“Everything is more beautiful because we’re doomed. You will never be lovelier than you are now. We will never be here again.”
― Homer, The Iliad
And so, a photograph, quick, to capture the exact time and place, the light exactly as it is falls, exactly where it makes the glass glint, the constellations of dust particles in mid-aerial ballet, the Eiffel Tower in the background, the gull, the plane’s ribbony trail, the exact tilt of the face, the gaze, the smile as it begins to…
Click. Too late. The photograph is blurred.
Someone, something, the earth moved and time moved on. The moment, the exact moment is gone. It was by the time we saw it, like a distant star whose light reaches earth millennia after it died. No use in grabbing at the air; you cannot touch starlight.
Or moments. Still, both feel warm, so we map the night sky. Take photographs. Develop them. Flip through albums on bluer nights.
Paris, Jardin du Luxembourg. November 2019. One dusky kaleidoscope of captured light and colours and shapes, just at the moment when a breeze touches, lightly, infinitely, the sliver of skin over a scarf. The softness of the nape. The photograph cannot possibly smell of crisp air. It does. And the coffee warming the hand that took it. And the leaves on the ground. The texture feels like fallen leaves too, and like melancholy. The photograph feels like indigo, if indigo could be felt.

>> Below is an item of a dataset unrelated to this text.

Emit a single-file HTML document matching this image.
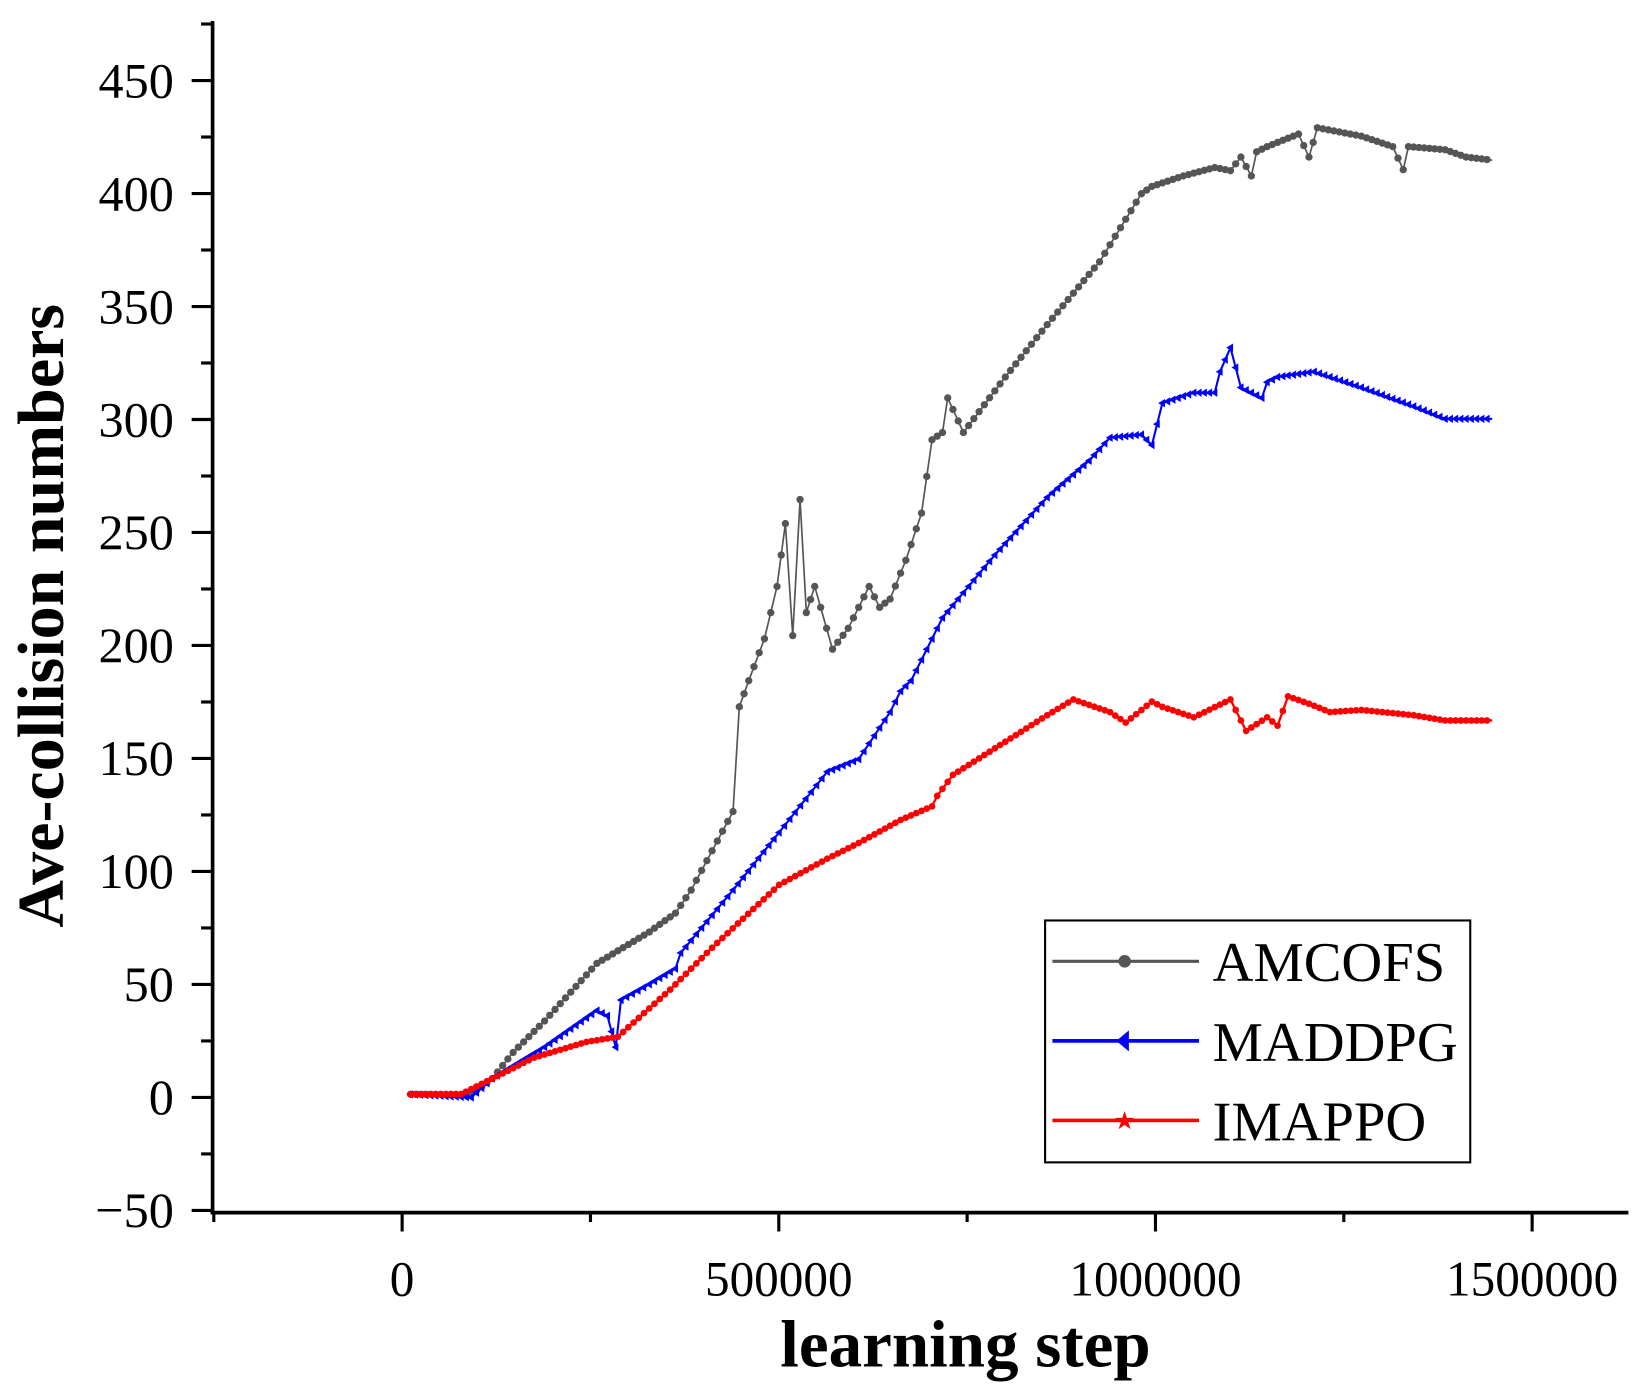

Lisbon, Tram 28. April 2018. Or was it Colombo, yellow tuk tuk, August 2017? In either, in both, a humid, fruit popsicle kind of day. The back of a cropped head, outlined in stark, orange light. Streaks of blue and green: zipping motorbikes on either side. The photograph vibrates. Jerks and lunges, slows and speeds to the pace of the song the driver sang while we held on and prayed. The photograph sounds like orange, if orange were a sound.
Glasgow, sidewalk. May 1996. Damp, it smells of earth and green, if green could be an odour. But the corners are warm and dry. Daffodils! Dabs of yellow, perfectly angled between sun and earth, the pull of liberty and roots, gravity and sunlight. If yellow were a taste, it would be French fries – coarse sea salt, piping hot – in a newspaper cone. Crisp golden crumbs at the bottom.

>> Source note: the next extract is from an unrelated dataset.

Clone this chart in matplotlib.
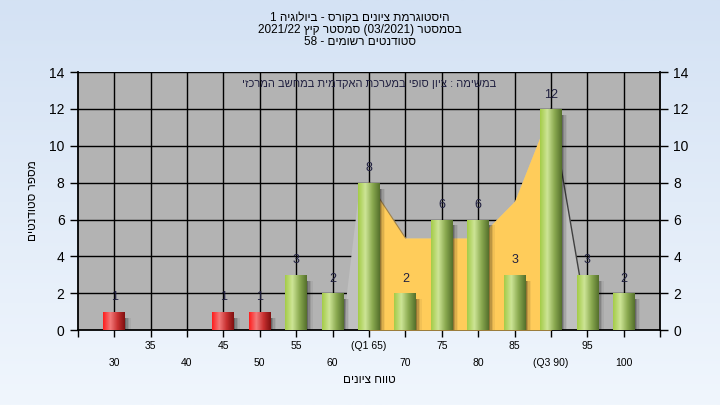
import re
import numpy as np
import matplotlib
matplotlib.use('Agg')
import matplotlib.pyplot as plt
from matplotlib.colors import LinearSegmentedColormap

plt.rcParams['font.family'] = ['Liberation Sans', 'DejaVu Sans']

# data
grades = [30, 35, 40, 45, 50, 55, 60, 65, 70, 75, 80, 85, 90, 95, 100]
counts = [1, 0, 0, 1, 1, 3, 2, 8, 2, 6, 6, 3, 12, 3, 2]
tick_text = ['30', '35', '40', '45', '50', '55', '60', '(Q1 65)', '70', '75',
             '80', '85', '(Q3 90)', '95', '100']
pass_grade = 55

# background areas (grade, value)
shade_grades = [61.5, 61.9, 63.7, 65, 70, 75, 80, 85, 90, 93.9]
shade_vals = [0, 2, 8, 8, 5, 5, 5, 7, 12, 3]
iqr_grades = [65, 70, 75, 80, 85, 90]
iqr_vals = [8, 5, 5, 5, 7, 12]

title_lines = ['היסטוגרמת ציונים בקורס - ביולוגיה 1',
               'בסמסטר (03/2021) סמסטר קיץ 2021/22',
               'סטודנטים רשומים - 58']
note = 'במשימה : ציון סופי במערכת האקדמית במחשב המרכזי'
xlab = 'טווח ציונים'
ylab = 'מספר סטודנטים'


def heb(s):
    # simple visual ordering for right-to-left text
    r = s[::-1]
    r = re.sub(r'[0-9A-Za-z/.]+', lambda m: m.group(0)[::-1], r)
    return r.translate(str.maketrans('()', ')('))


def pos(g):
    return (np.asarray(g, dtype=float) - grades[0]) / 5.0


fig = plt.figure(figsize=(7.2, 4.05), dpi=100)

# light blue gradient behind everything
bg = fig.add_axes([0, 0, 1, 1], zorder=-10)
top = np.array([212, 226, 244]) / 255
bot = np.array([240, 246, 253]) / 255
t = np.linspace(0, 1, 256)[:, None]
bg.imshow((top * (1 - t) + bot * t)[:, None, :], aspect='auto', extent=[0, 1, 0, 1])
bg.axis('off')

ax = fig.add_axes([0.108, 0.185, 0.809, 0.637])
ax.set_facecolor('#b3b3b3')

x = np.arange(len(grades))

# grid
for i in x:
    ax.axvline(i, color='black', lw=1, zorder=1)
for v in range(2, 15, 2):
    ax.axhline(v, color='black', lw=1, zorder=1)

# areas
ax.fill_between(pos(shade_grades), shade_vals, 0, color='#c0c0c0', lw=0, zorder=2)
ax.plot(pos(shade_grades[-2:]), shade_vals[-2:], color='#404040', lw=1, zorder=2.5)
ax.fill_between(pos(iqr_grades), iqr_vals, 0, color='#ffcc5a', lw=0, zorder=3)
ax.plot(pos(iqr_grades[:2]), iqr_vals[:2], color='#9a8050', lw=0.8, zorder=3)

green = LinearSegmentedColormap.from_list('g', ['#a4cc48', '#cde496', '#8aaa50', '#55702c'])
red = LinearSegmentedColormap.from_list('r', ['#ff1e1e', '#f27a7a', '#c83030', '#801010'])
grad = np.linspace(0, 1, 64)[None, :]

w = 0.6
for i, (g, c) in enumerate(zip(grades, counts)):
    if c == 0:
        continue
    # soft shadow
    for off, a in [(0.03, 0.22), (0.07, 0.14), (0.11, 0.09), (0.15, 0.05)]:
        ax.bar(i + off, c - 0.2, w, bottom=-0.12, color='black', alpha=a,
               lw=0, zorder=4)
    rect = ax.bar(i, c, w, color='none', lw=0, zorder=5)[0]
    cm = red if g < pass_grade else green
    im = ax.imshow(grad, extent=[i - w / 2, i + w / 2, 0, c], aspect='auto',
                   cmap=cm, zorder=5)
    im.set_clip_path(rect)
    ax.annotate(str(c), (i, c), xytext=(0, 6), textcoords='offset points',
                ha='center', va='bottom', fontsize=9, color='#202040', zorder=6)

ax.set_xlim(-1, 15)
ax.set_ylim(0, 14)

ax.set_xticks(range(-1, 16))
labels = ['']
for i, s in enumerate(tick_text):
    labels.append(s if i % 2 else '\n' + s)
labels.append('')
ax.set_xticklabels(labels, fontsize=7.5, linespacing=1.8)
ax.tick_params(axis='x', direction='out', length=5, width=1, pad=3)

ax.set_yticks(range(0, 15, 2))
ax.tick_params(axis='y', left=True, right=True, labelleft=True, labelright=True,
               direction='out', length=6, width=1, labelsize=10)

for s in ['left', 'right', 'bottom']:
    ax.spines[s].set_color('black')
    ax.spines[s].set_linewidth(1.3)
ax.spines['top'].set_visible(False)

ax.text(0.5, 0.955, heb(note), transform=ax.transAxes, ha='center', va='center',
        fontsize=8, color='#202040', zorder=7)

for k, line in enumerate(title_lines):
    fig.text(0.5, 1 - (18 + 12 * k) / 405, heb(line), ha='center', va='center',
             fontsize=8.5, color='black')

fig.text(369 / 720, 1 - 380 / 405, heb(xlab), ha='center', va='center', fontsize=8.5)
fig.text(33 / 720, 1 - 201 / 405, heb(ylab), ha='center', va='center', fontsize=8.5,
         rotation=90)

fig.savefig('out.png', dpi=100)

Rome, a Christmas. Hot chest and hazelnuts. The tingle of little bells when the film of dust is brushed off the surface. Snowdust. Pixie dust. Powdered sugar dust on hot cocoa. Animal crackers. A poem. Beirut: a nursery. Childhood that smells of the jasmine from the window.
New York, a celebration: red traffic lights and yellow cabs. Subway fumes, pizza fumes; the greasiest, cheesiest, best I ever had. No, that was Georgetown, a Friday night. Rather: a Saturday, at around 4 a.m., followed by: Bedroom across the street. November 2010. Blue light on white walls. Black coffee. Crumbs and poetry in the sheets, IKEA sheets. Perfume, Hermès, in the pillows. The photo smells of it also.
Moments are not, cannot be captured. It is not sad; there are so many, beautiful, to be lived, and we have such brief human lives. 430 light years ago, a ray left the North Star. It reached the earth… just now. Those who looked up, just now, saw.
The rest, however, – the bookmarks, card keys, boarding passes, movie stubs, chocolate wrappers, train tickets, room service receipts for two coffees, two croissants, on a weekday – we may keep. And the photographs; emotions on 4×6,
“You will never be lovelier than you are now. We will never be here again.”